S.S.: Do you consider repetition a crucial procedure for your work? I am thinking not only of your retooling of existing monuments in the works mentioned above but also of works such as Reconstruction—Isolation Exercise—Cyrill & Method where you asked Tamás St. Auby to repeat a performance from 1972. Repetition has a long pedigree in postwar art, and the meaning of this concept goes well beyond its postmodern banalization as quotation or pastiche. In the context of South-Eastern Europe, what comes to mind of course is NSK, Laibach, Goran Djordjevich, etc.—the idea of using copying as a form of critique. Do you see any links to your work?

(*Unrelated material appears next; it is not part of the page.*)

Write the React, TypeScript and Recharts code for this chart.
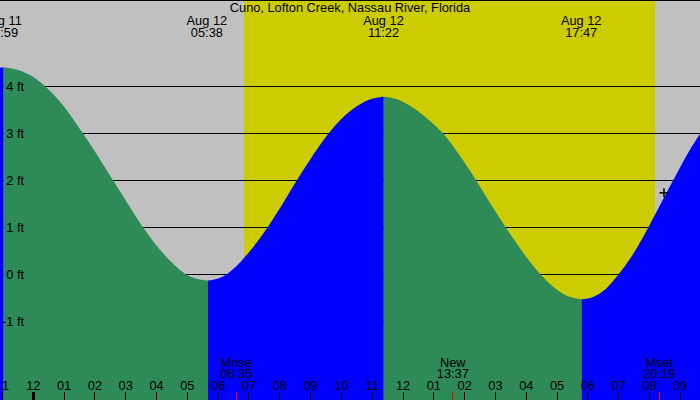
import React from 'react';
import {
  ComposedChart,
  Area,
  XAxis,
  YAxis,
  CartesianGrid,
  ReferenceArea,
  Scatter,
} from 'recharts';

const W = 700;
const H = 400;
const FONT = "'Liberation Sans', Arial, Helvetica, sans-serif";
const FS = 12.8;

const TITLE = 'Cuno, Lofton Creek, Nassau River, Florida';

// x: hours since Aug 12 00:00 ; y: feet
const X_MIN = -1.081;
const X_MAX = 21.639;
const Y_MIN = -2.67;
const Y_MAX = 5.827;

const hourTicks = [-1, 0, 1, 2, 3, 4, 5, 6, 7, 8, 9, 10, 11, 12, 13, 14, 15, 16, 17, 18, 19, 20, 21];
const hourLabels = ['11', '12', '01', '02', '03', '04', '05', '06', '07', '08', '09', '10', '11', '12', '01', '02', '03', '04', '05', '06', '07', '08', '09'];

const ftTicks = [-1, 0, 1, 2, 3, 4];
const ftLabels = ['-1 ft', '0 ft', '1 ft', '2 ft', '3 ft', '4 ft'];

const SUNRISE_HOUR = 6.84;
const SUNSET_HOUR = 20.18;

const tideEventDates = ['Aug 11', 'Aug 12', 'Aug 12', 'Aug 12'];
const tideEventTimes = ['22:59', '05:38', '11:22', '17:47'];

const moonEventNames = ['Mrise', 'New', 'Mset'];
const moonEventTimes = ['06:35', '13:37', '20:19'];

const markerHours = [20.47];
const markerFeet = [1.73];

// tide curve (segments between highs and lows)
const rise0Hours = [-1.081, -0.97];
const rise0Feet = [4.39, 4.4];

const fall1Hours = [-0.97, -0.5, 0, 0.5, 1, 1.5, 2, 2.5, 3, 3.5, 4, 4.5, 5, 5.3, 5.67];
const fall1Feet = [4.4, 4.34, 4.19, 3.92, 3.56, 3.1, 2.61, 2.09, 1.57, 1.06, 0.61, 0.25, -0.02, -0.095, -0.13];

const rise2Hours = [5.67, 6.0, 6.5, 7.0, 7.5, 8.0, 8.5, 9.0, 9.5, 10.0, 10.5, 11.0, 11.37];
const rise2Feet = [-0.13, -0.09, 0.12, 0.47, 0.9, 1.4, 1.94, 2.45, 2.92, 3.3, 3.57, 3.73, 3.77];

const fall3Hours = [11.37, 11.8, 12.3, 12.8, 13.3, 13.8, 14.3, 14.8, 15.3, 15.8, 16.3, 16.8, 17.3, 17.8];
const fall3Feet = [3.77, 3.72, 3.55, 3.3, 2.99, 2.56, 2.07, 1.54, 1.03, 0.55, 0.12, -0.22, -0.45, -0.53];

const rise4Hours = [17.8, 18.2, 18.6, 19.0, 19.4, 19.8, 20.2, 20.6, 21.0, 21.4, 21.639];
const rise4Feet = [-0.53, -0.47, -0.3, 0.0, 0.36, 0.8, 1.29, 1.79, 2.28, 2.74, 2.98];

const segments: { kind: 'fall' | 'rise'; hours: number[]; feet: number[] }[] = [
  { kind: 'rise', hours: rise0Hours, feet: rise0Feet },
  { kind: 'fall', hours: fall1Hours, feet: fall1Feet },
  { kind: 'rise', hours: rise2Hours, feet: rise2Feet },
  { kind: 'fall', hours: fall3Hours, feet: fall3Feet },
  { kind: 'rise', hours: rise4Hours, feet: rise4Feet },
];

type Row = { t: number; fall: number | null; rise: number | null };
const rowMap = new Map<number, Row>();
segments.forEach((s) => {
  s.hours.forEach((h, i) => {
    const r = rowMap.get(h) ?? { t: h, fall: null, rise: null };
    r[s.kind] = s.feet[i];
    rowMap.set(h, r);
  });
});
const tideTable: Row[] = Array.from(rowMap.values()).sort((a, b) => a.t - b.t);

const toHours = (date: string, time: string) => {
  const [hh, mm] = time.split(':').map(Number);
  return hh + mm / 60 + (date === 'Aug 11' ? -24 : 0);
};

const tideEventRows = tideEventDates.map((d, i) => ({
  t: toHours(d, tideEventTimes[i]),
  y: Y_MAX,
  date: d,
  time: tideEventTimes[i],
}));

const moonEventRows = moonEventNames.map((n, i) => ({
  t: toHours('Aug 12', moonEventTimes[i]),
  y: Y_MIN,
  name: n,
  time: moonEventTimes[i],
}));

const markerRows = markerHours.map((h, i) => ({ t: h, y: markerFeet[i] }));

const textStyle = { fontFamily: FONT, fontSize: FS, fill: '#000' };

const HourTick = (props: any) => {
  const { x, payload } = props;
  const idx = hourTicks.indexOf(payload.value);
  const thick = payload.value === 0;
  return (
    <g>
      <text x={x} y={390} textAnchor="middle" {...textStyle}>
        {hourLabels[idx]}
      </text>
      <line
        x1={x}
        x2={x}
        y1={392}
        y2={400}
        stroke="#000"
        strokeWidth={thick ? 3 : 1}
        shapeRendering="crispEdges"
      />
    </g>
  );
};

const FtTick = (props: any) => {
  const { y, payload } = props;
  const idx = ftTicks.indexOf(payload.value);
  return (
    <text x={24} y={y + 4.5} textAnchor="end" {...textStyle}>
      {ftLabels[idx]}
    </text>
  );
};

const TideLabel = (props: any) => {
  const { cx, payload } = props;
  return (
    <g>
      <text x={cx} y={25} textAnchor="middle" {...textStyle}>
        {payload.date}
      </text>
      <text x={cx} y={36.5} textAnchor="middle" {...textStyle}>
        {payload.time}
      </text>
    </g>
  );
};

const MoonLabel = (props: any) => {
  const { cx, payload } = props;
  return (
    <g>
      <text x={cx} y={366.7} textAnchor="middle" {...textStyle}>
        {payload.name}
      </text>
      <text x={cx} y={378} textAnchor="middle" {...textStyle}>
        {payload.time}
      </text>
      <line x1={cx} x2={cx} y1={392} y2={400} stroke="#FF0000" strokeWidth={1} shapeRendering="crispEdges" />
    </g>
  );
};

const CrossMarker = (props: any) => {
  const { cx, cy } = props;
  return (
    <g>
      <line x1={cx - 4.5} x2={cx + 4.5} y1={cy} y2={cy} stroke="#000" strokeWidth={1.5} />
      <line x1={cx} x2={cx} y1={cy - 4.5} y2={cy + 4.5} stroke="#000" strokeWidth={1.5} />
    </g>
  );
};

export default function App() {
  return (
    <div style={{ position: 'relative', width: W, height: H, background: '#C0C0C0', overflow: 'hidden' }}>
      <style>{'body{margin:0;}'}</style>
      <ComposedChart
        width={W}
        height={H}
        data={tideTable}
        margin={{ top: 0, right: 0, bottom: 0, left: 0 }}
      >
        <ReferenceArea
          x1={SUNRISE_HOUR}
          x2={SUNSET_HOUR}
          fill="#CCCC00"
          fillOpacity={1}
          stroke="none"
          zIndex={-200}
        />
        <CartesianGrid vertical={false} stroke="#000" strokeWidth={1} shapeRendering="crispEdges" />
        <Area
          dataKey="fall"
          type="monotone"
          baseValue={Y_MIN}
          fill="#2E8B57"
          fillOpacity={1}
          stroke="none"
          dot={false}
          activeDot={false}
          connectNulls={false}
          isAnimationActive={false}
        />
        <Area
          dataKey="rise"
          type="monotone"
          baseValue={Y_MIN}
          fill="#0000FF"
          fillOpacity={1}
          stroke="none"
          dot={false}
          activeDot={false}
          connectNulls={false}
          isAnimationActive={false}
        />
        <XAxis
          dataKey="t"
          type="number"
          domain={[X_MIN, X_MAX]}
          allowDataOverflow
          ticks={hourTicks}
          interval={0}
          mirror
          height={30}
          axisLine={false}
          tickLine={false}
          tick={<HourTick />}
        />
        <YAxis
          type="number"
          domain={[Y_MIN, Y_MAX]}
          allowDataOverflow
          ticks={ftTicks}
          interval={0}
          mirror
          width={30}
          axisLine={false}
          tickLine={false}
          tick={<FtTick />}
        />
        <Scatter data={tideEventRows} dataKey="y" isAnimationActive={false} shape={(p: any) => <TideLabel {...p} />} />
        <Scatter data={moonEventRows} dataKey="y" isAnimationActive={false} shape={(p: any) => <MoonLabel {...p} />} />
        <Scatter data={markerRows} dataKey="y" isAnimationActive={false} shape={(p: any) => <CrossMarker {...p} />} />
      </ComposedChart>
      <div
        style={{
          position: 'absolute',
          top: 1.1,
          left: 0,
          width: W,
          textAlign: 'center',
          fontFamily: FONT,
          fontSize: FS,
          lineHeight: '14px',
          color: '#000',
          pointerEvents: 'none',
        }}
      >
        {TITLE}
      </div>
    </div>
  );
}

L.W.: As opposed to and beyond the examples you mentioned, our criticism is not a direct and sharp social criticism. For NSK, repetition and recycling are based on contemporary social philosophy and come from postmodern ideas. NSK reflects and criticizes issues such as the fact that brands dominate all walks of society, etc. We are more into analysis, our works represent a more specific, more concrete form of criticism and we place them in certain specific contexts. We do not have a general critical attitude that could tell people just how awful our society is. We pick up one specific case and we work within that narrow field and context, though of course we use this context in a critical way. When we picked up the statue of János Szántó Kovács or ask Szentjóby [Tamás St.Auby] to repeat an existing performance that repetition implied a critical attitude, but in a very specific way. We like to stick to a narrow field. In an aesthetic sense repetition in our work is completely different from NSK’s. In our work the outcome is more poetic. We allow our projects to be conceived as fiction. NSK’s projects are more direct and should be understood on a subversive level. If their projects were viewed as fiction they would appear as something completely different.
S.S.: Could you comment a bit on your recent contribution to Manifesta 7, the video installation The Ship of Fools? I did not have a chance to see the project but it seems to me that it raises interesting questions about the nature of the site-specificity of facts…
L.W.: You are right, facts are site-specific and this is something unexpected and surprising to us. One would imagine that facts were the same everywhere. In our earlier works we moved an object with all its intellectual and emotional baggage and placed the whole package in another place and context. This is what earlier on you called transit. Our work for Manifesta 7 was an attempt to take this a step further by repeating an entire situation in this way. It was an experiment to repeat a situation in a reconstructed context.